Exercise goal:
Copy the data that follows exactly. Include no pictures.

Stored data:

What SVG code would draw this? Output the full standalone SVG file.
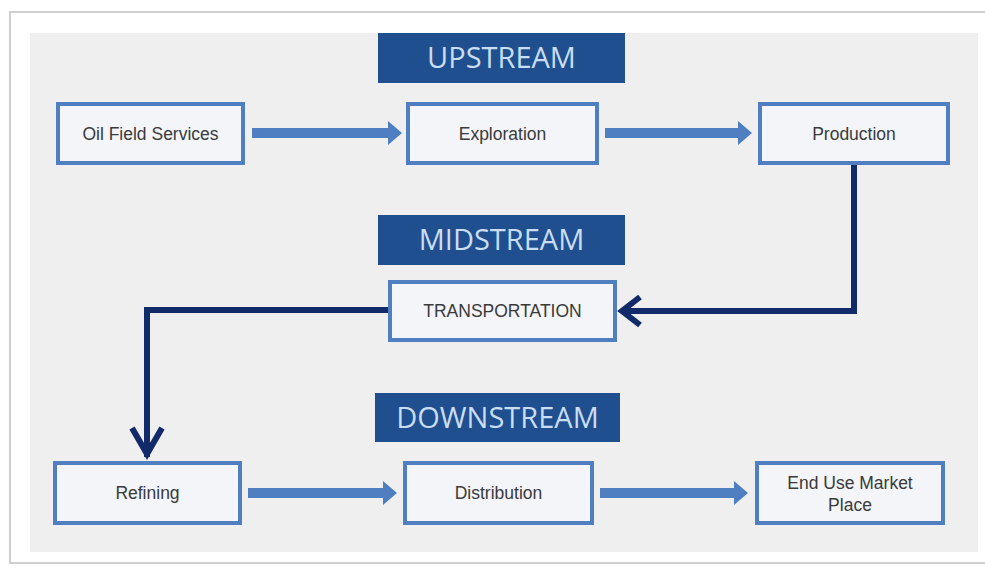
<svg xmlns="http://www.w3.org/2000/svg" width="985" height="568" viewBox="0 0 985 568">
<style>
.box{fill:#f3f5f9;stroke:#4f7fc0;stroke-width:4}
.lbl{font-family:"Liberation Sans",Arial,sans-serif;font-size:17.5px;fill:#3a3a3a;text-anchor:middle}
.ban{fill:#1f4f8f}
.bt{font-family:"Open Sans","Liberation Sans",sans-serif;font-size:29px;fill:#c9ddf3;text-anchor:middle}
.fl{fill:#4f7fc0}
.dk{fill:none;stroke:#102a6a;stroke-width:6;stroke-linejoin:miter}
.frame{fill:none;stroke:#cfcfcf;stroke-width:2}
</style>
<rect x="0" y="0" width="985" height="568" fill="#ffffff"/>
<path class="frame" d="M985,12 H10 V563 H985"/>
<rect x="30" y="33" width="948" height="519" fill="#efefef"/>

<g id="connectors">
<path class="fl" d="M252,128 H388 V121 L402,133 L388,145 V138 H252 Z"/>
<path class="fl" d="M605,128 H738 V121 L752,133 L738,145 V138 H605 Z"/>
<path class="fl" d="M248,488 H383 V481 L397,493 L383,505 V498 H248 Z"/>
<path class="fl" d="M600,488 H734 V481 L748,493 L734,505 V498 H600 Z"/>
<path class="dk" d="M854,163 V311 H622"/>
<path class="dk" d="M640,297 L622,311 L640,325"/>
<path class="dk" d="M390,310 H147 V457"/>
<path class="dk" d="M132,428 L147,454 L162,428"/>
</g>

<g id="upstream"><rect class="ban" x="378" y="33" width="247" height="50"/><text class="bt" x="501.5" y="68">UPSTREAM</text></g>
<g id="midstream"><rect class="ban" x="378" y="215" width="247" height="50"/><text class="bt" x="501.5" y="250">MIDSTREAM</text></g>
<g id="downstream"><rect class="ban" x="375" y="393" width="245" height="49"/><text class="bt" x="497.5" y="428">DOWNSTREAM</text></g>

<g id="oilfield"><rect class="box" x="58" y="104" width="185" height="59"/><text class="lbl" x="150.5" y="140">Oil Field Services</text></g>
<g id="exploration"><rect class="box" x="408" y="104" width="189" height="59"/><text class="lbl" x="502.5" y="140">Exploration</text></g>
<g id="production"><rect class="box" x="760" y="104" width="188" height="59"/><text class="lbl" x="854" y="140">Production</text></g>
<g id="transportation"><rect class="box" x="390" y="282" width="225" height="58"/><text class="lbl" x="502.5" y="317">TRANSPORTATION</text></g>
<g id="refining"><rect class="box" x="55" y="463" width="185" height="60"/><text class="lbl" x="147.5" y="499">Refining</text></g>
<g id="distribution"><rect class="box" x="405" y="463" width="187" height="60"/><text class="lbl" x="498.5" y="499">Distribution</text></g>
<g id="enduse"><rect class="box" x="757" y="463" width="186" height="60"/><text class="lbl" x="850" y="489">End Use Market</text><text class="lbl" x="850" y="511">Place</text></g>
</svg>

Response to the task:
What SVG code would draw this? Output the full standalone SVG file.
<svg xmlns="http://www.w3.org/2000/svg" width="985" height="568" viewBox="0 0 985 568">
<style>
.box{fill:#f3f5f9;stroke:#4f7fc0;stroke-width:4}
.lbl{font-family:"Liberation Sans",Arial,sans-serif;font-size:17.5px;fill:#3a3a3a;text-anchor:middle}
.ban{fill:#1f4f8f}
.bt{font-family:"Open Sans","Liberation Sans",sans-serif;font-size:29px;fill:#c9ddf3;text-anchor:middle}
.fl{fill:#4f7fc0}
.dk{fill:none;stroke:#102a6a;stroke-width:6;stroke-linejoin:miter}
.frame{fill:none;stroke:#cfcfcf;stroke-width:2}
</style>
<rect x="0" y="0" width="985" height="568" fill="#ffffff"/>
<path class="frame" d="M985,12 H10 V563 H985"/>
<rect x="30" y="33" width="948" height="519" fill="#efefef"/>

<g id="connectors">
<path class="fl" d="M252,128 H388 V121 L402,133 L388,145 V138 H252 Z"/>
<path class="fl" d="M605,128 H738 V121 L752,133 L738,145 V138 H605 Z"/>
<path class="fl" d="M248,488 H383 V481 L397,493 L383,505 V498 H248 Z"/>
<path class="fl" d="M600,488 H734 V481 L748,493 L734,505 V498 H600 Z"/>
<path class="dk" d="M854,163 V311 H622"/>
<path class="dk" d="M640,297 L622,311 L640,325"/>
<path class="dk" d="M390,310 H147 V457"/>
<path class="dk" d="M132,428 L147,454 L162,428"/>
</g>

<g id="upstream"><rect class="ban" x="378" y="33" width="247" height="50"/><text class="bt" x="501.5" y="68">UPSTREAM</text></g>
<g id="midstream"><rect class="ban" x="378" y="215" width="247" height="50"/><text class="bt" x="501.5" y="250">MIDSTREAM</text></g>
<g id="downstream"><rect class="ban" x="375" y="393" width="245" height="49"/><text class="bt" x="497.5" y="428">DOWNSTREAM</text></g>

<g id="oilfield"><rect class="box" x="58" y="104" width="185" height="59"/><text class="lbl" x="150.5" y="140">Oil Field Services</text></g>
<g id="exploration"><rect class="box" x="408" y="104" width="189" height="59"/><text class="lbl" x="502.5" y="140">Exploration</text></g>
<g id="production"><rect class="box" x="760" y="104" width="188" height="59"/><text class="lbl" x="854" y="140">Production</text></g>
<g id="transportation"><rect class="box" x="390" y="282" width="225" height="58"/><text class="lbl" x="502.5" y="317">TRANSPORTATION</text></g>
<g id="refining"><rect class="box" x="55" y="463" width="185" height="60"/><text class="lbl" x="147.5" y="499">Refining</text></g>
<g id="distribution"><rect class="box" x="405" y="463" width="187" height="60"/><text class="lbl" x="498.5" y="499">Distribution</text></g>
<g id="enduse"><rect class="box" x="757" y="463" width="186" height="60"/><text class="lbl" x="850" y="489">End Use Market</text><text class="lbl" x="850" y="511">Place</text></g>
</svg>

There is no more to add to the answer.